We find a great example of one who knew the meaning of patient suffering in the life of John the Baptist. John the Baptist had been arrested because he condemned King Herod for marrying his brother’s wife while he was still living. In the gospel reading, we are told that from his prison cell, John the Baptist heard about the good works of Jesus and sent his disciples to ask Jesus if He was the one Who was to come, or they were to expect another. The disciples took the good news back to John that Jesus was the Christ, the fulfilment of the prophecy and right there in his prison cell, John could rejoice because the expected Messiah had arrived, and he [John the Baptist] had done his part in paving way for Him. John the Baptist found joy in this role, of bringing the people to Christ. Though in prison, he experienced joy of the heart. The experience of John the Baptist shows that we can still experience inner joy and peace even when we suffer bodily.

The level of poverty, unemployment, hunger, etc, in the country is taking away joy from many people’s hearts. Nothing therefore should be done to add to their joylessness. The central bank on 6th December, in its ongoing implementation of cashless policy limited the amounts of money to be withdrawn by an individual and organization weekly as ₦100,000 and ₦500,000, respectively; withdrawal above these limits shall attract a processing of 5% and 10%.

While there may be some merit in this policy, namely, that it will contribute significantly in curbing and curtailing the payment of ransom to kidnappers, bandits and other criminal financial activities, regulating vote buying and money laundering, addressing growing inflationary trend and stabilizing the value of the Naira, there are genuine fears that the new policy will cripple medium and small businesses. Authorities must always put measures in place to cushion the harsh effects of policies no matter how laudable the policies may be.

Most of our rural communities may not have the type of phones needed for electronic transactions. This policy will also adversely affect agents of points of sale (POS) who facilitate transactions for small scales businesses. These POS agents get their cash from banks and the cash withdrawal limit inevitably makes it difficult for them to serve their customers efficiently. This inconvenience affects also artisans who accept cash for their services. It will be a nightmare for a farmer who wants to sell either four bags of grains or sizeable rams/cows for a weekly withdrawal for an individual is just but ₦100,000; individual buyers of such goods for ceremonies are not exempt.

We understand that some corrupt Nigerians who have huge cash stashed away have resorted to purchasing and warehousing large quantities of foodstuffs, building materials, etc., with the heartless intent of benefitting from future price increments. There is already a shortage of food items in some markets due to high demands that have also led to price surge.
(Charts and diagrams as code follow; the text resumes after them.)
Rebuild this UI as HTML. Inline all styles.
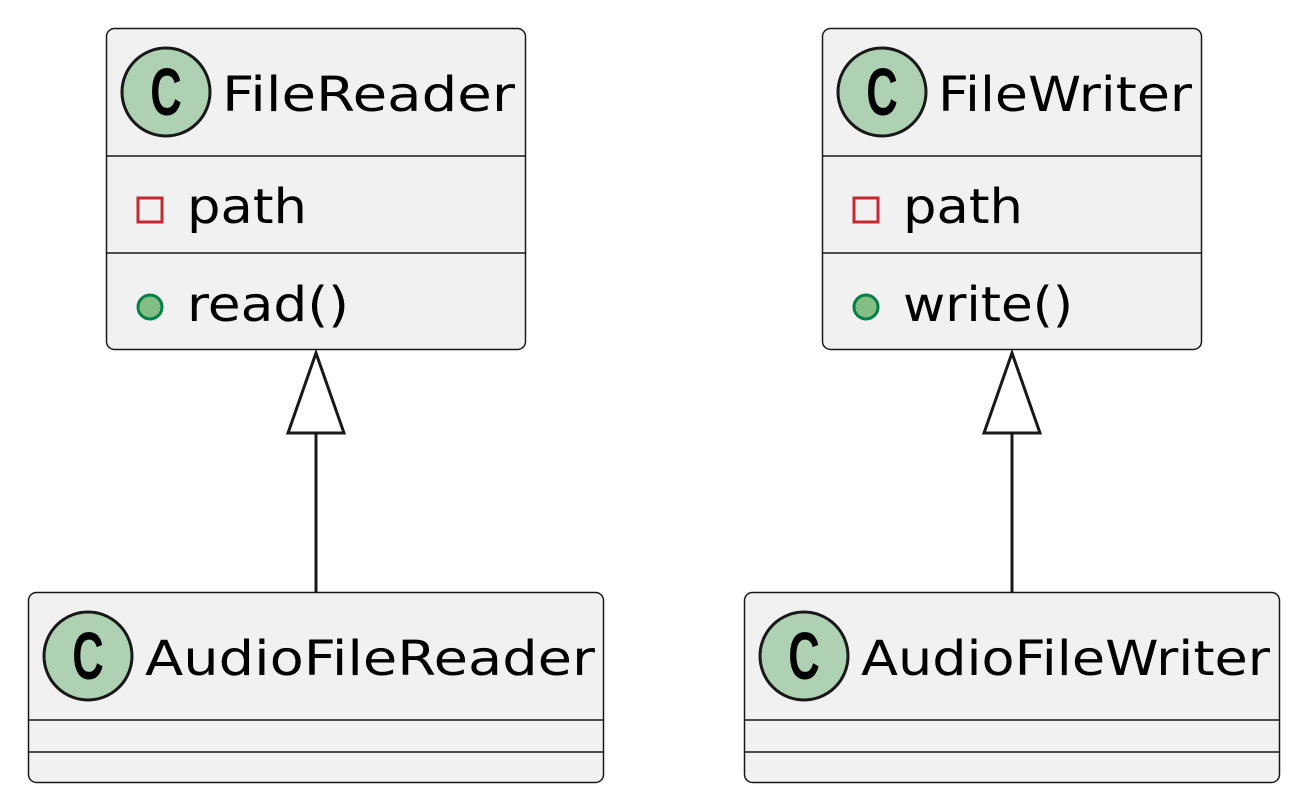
<!DOCTYPE html>
<html><head><meta charset="utf-8"><style>html,body{margin:0;padding:0;background:#fff}svg{display:block}</style></head><body>
<svg width="1304" height="808" viewBox="0 0 1304 808" xmlns="http://www.w3.org/2000/svg" font-family="'DejaVu Sans','Liberation Sans',sans-serif">
<defs>
<g id="cicon"><circle r="44" fill="#ADD1B2" stroke="#181818" stroke-width="3"/><text x="0" y="0" transform="translate(0,23) scale(0.78,1.2)" text-anchor="middle" font-size="56" font-weight="bold" font-family="'Liberation Sans',sans-serif" fill="#000">C</text></g>
</defs>
<!-- FileReader -->
<rect x="106.5" y="28.5" width="419" height="321" rx="8" fill="#F1F1F1" stroke="#181818" stroke-width="1.5"/>
<use href="#cicon" x="166" y="92"/>
<text x="222" y="111" font-size="48" textLength="293" lengthAdjust="spacingAndGlyphs">FileReader</text>
<line x1="107" y1="156" x2="525" y2="156" stroke="#181818" stroke-width="1.5"/>
<rect x="138" y="198" width="24" height="24" fill="none" stroke="#C82930" stroke-width="3"/>
<text x="187" y="223" font-size="48" textLength="120" lengthAdjust="spacingAndGlyphs">path</text>
<line x1="107" y1="253" x2="525" y2="253" stroke="#181818" stroke-width="1.5"/>
<circle cx="150" cy="307" r="12" fill="#84BE84" stroke="#038048" stroke-width="3"/>
<text x="187" y="321" font-size="48" textLength="162" lengthAdjust="spacingAndGlyphs">read()</text>
<!-- FileWriter -->
<rect x="822.5" y="28.5" width="379" height="321" rx="8" fill="#F1F1F1" stroke="#181818" stroke-width="1.5"/>
<use href="#cicon" x="882" y="92"/>
<text x="938" y="111" font-size="48" textLength="254" lengthAdjust="spacingAndGlyphs">FileWriter</text>
<line x1="823" y1="156" x2="1201" y2="156" stroke="#181818" stroke-width="1.5"/>
<rect x="854" y="198" width="24" height="24" fill="none" stroke="#C82930" stroke-width="3"/>
<text x="903" y="223" font-size="48" textLength="120" lengthAdjust="spacingAndGlyphs">path</text>
<line x1="823" y1="253" x2="1201" y2="253" stroke="#181818" stroke-width="1.5"/>
<circle cx="866" cy="307" r="12" fill="#84BE84" stroke="#038048" stroke-width="3"/>
<text x="903" y="321" font-size="48" textLength="170" lengthAdjust="spacingAndGlyphs">write()</text>
<!-- AudioFileReader -->
<rect x="28.5" y="592.5" width="575" height="190" rx="8" fill="#F1F1F1" stroke="#181818" stroke-width="1.5"/>
<use href="#cicon" x="88" y="656"/>
<text x="145" y="675" font-size="48" textLength="450" lengthAdjust="spacingAndGlyphs">AudioFileReader</text>
<line x1="29" y1="720" x2="603" y2="720" stroke="#181818" stroke-width="1.5"/>
<line x1="29" y1="752" x2="603" y2="752" stroke="#181818" stroke-width="1.5"/>
<!-- AudioFileWriter -->
<rect x="744.5" y="592.5" width="535" height="190" rx="8" fill="#F1F1F1" stroke="#181818" stroke-width="1.5"/>
<use href="#cicon" x="804" y="656"/>
<text x="861" y="675" font-size="48" textLength="409" lengthAdjust="spacingAndGlyphs">AudioFileWriter</text>
<line x1="745" y1="720" x2="1279" y2="720" stroke="#181818" stroke-width="1.5"/>
<line x1="745" y1="752" x2="1279" y2="752" stroke="#181818" stroke-width="1.5"/>
<!-- arrows -->
<line x1="316" y1="433" x2="316" y2="592" stroke="#181818" stroke-width="3"/>
<polygon points="316,353 288,433 344,433" fill="none" stroke="#181818" stroke-width="3"/>
<line x1="1012" y1="433" x2="1012" y2="592" stroke="#181818" stroke-width="3"/>
<polygon points="1012,353 984,433 1040,433" fill="none" stroke="#181818" stroke-width="3"/>
</svg>
</body></html>
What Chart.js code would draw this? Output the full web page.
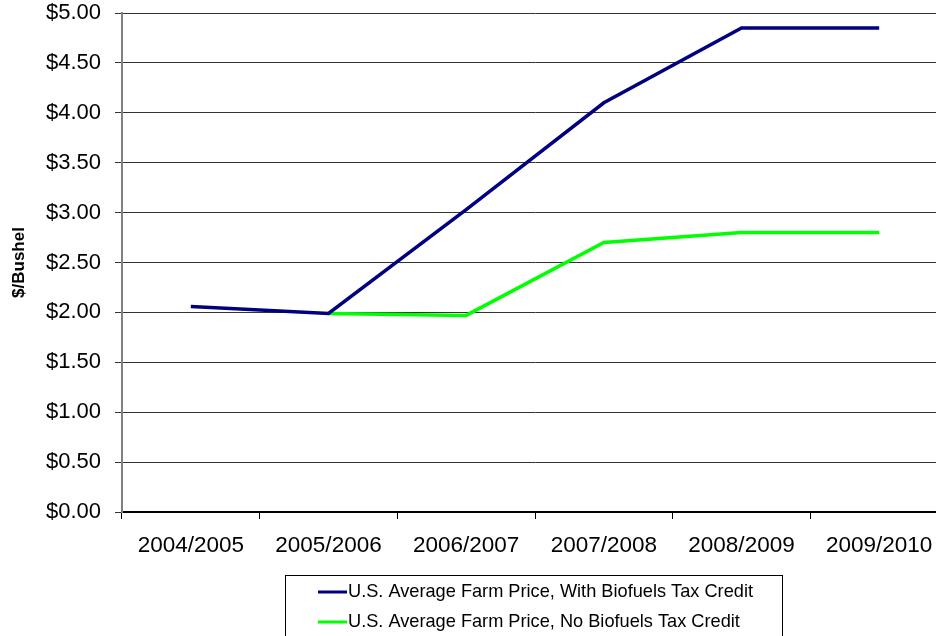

This Christmas should be one of joyful exuberance rather than one of lamentation due to harsh economic factors.

In concluding, I wish to commend you Rev. Fr. Emmanuel Nweke and your close collaborators and the people of God in Holy Cross Catholic Church, Kuchigoro (Our Lady of Fatima Pastoral Area, Karmajigi), for giving a good example of how to develop a pastoral area. You started with very little but today you do not only have a flourishing community, you have improved on your place of worship, built a father’s house and started a school to cater for the many children in your community. Your pastoral area in the spirit of self-reliance rather than dependency on the chancery syndrome is able to take care of the priest, the catechist and manage to keep going modestly as well as contributing to the central fund of the Archdiocese. Congratulations!

As you prepare your hearts to welcome the Lord who comes, I say to you with St. Paul, “Rejoice in the Lord always. Again I say rejoice”.